When it comes to the group names, it gets weirder. Korean dance groups share a common penchant for naming themselves English-language names - that is, broken English.

Fin.K.L is an abbreviation of the following three words, Fine Killing Liberty. Don't even try to understand what that combination means, just take it as it is. H.O.T is at least more understandable and meaningful - it's a shortening of the phrase, High Five of Teenagers (despite the fact that its members are now in their 20s).

The name of another leading female group, Fin.K.L's rival, S.E.S, seems the most sensible - it comes from the first letter of the three members' names, Sea, Eugene and Shoo.

The problem with these monikers is that the fans, mostly teenagers, become comfortable with this misuse of English. The songwriters do not concern themselves with doing teenagers the service of providing intelligible lyrics. But why are they doing this?

The answer is simple. For Koreans, English signifies something fancy and stylish, just as Asian calligraphy - often regardless of what it actually reads - is something exotic to Westerners.

Not all Korean singers or dance groups are indifferent to standard English usage, though. Some singers born and raised in the United States are busy boasting about their English. But they have a problem with Korean.

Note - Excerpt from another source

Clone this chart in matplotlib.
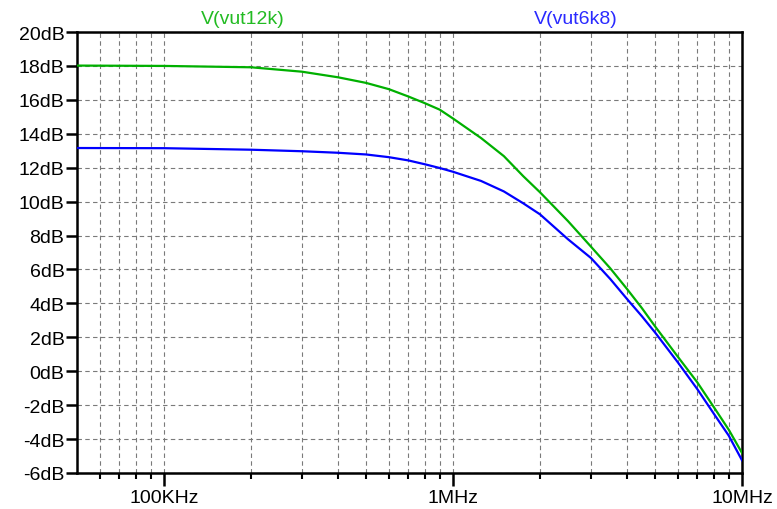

Puzzling English phrases can be found everywhere in Korea. Even the large telecom firm, SK Telecom, can get away with "Made in 20" as a slogan for their cellular phone service called TTL. When you encounter misspelled or strange combinations of English words, don't get upset or annoyed. It may grate, but just enjoy the unintended humor. It's just like realizing you've been pronouncing Hyundai or Samsung wrong all along.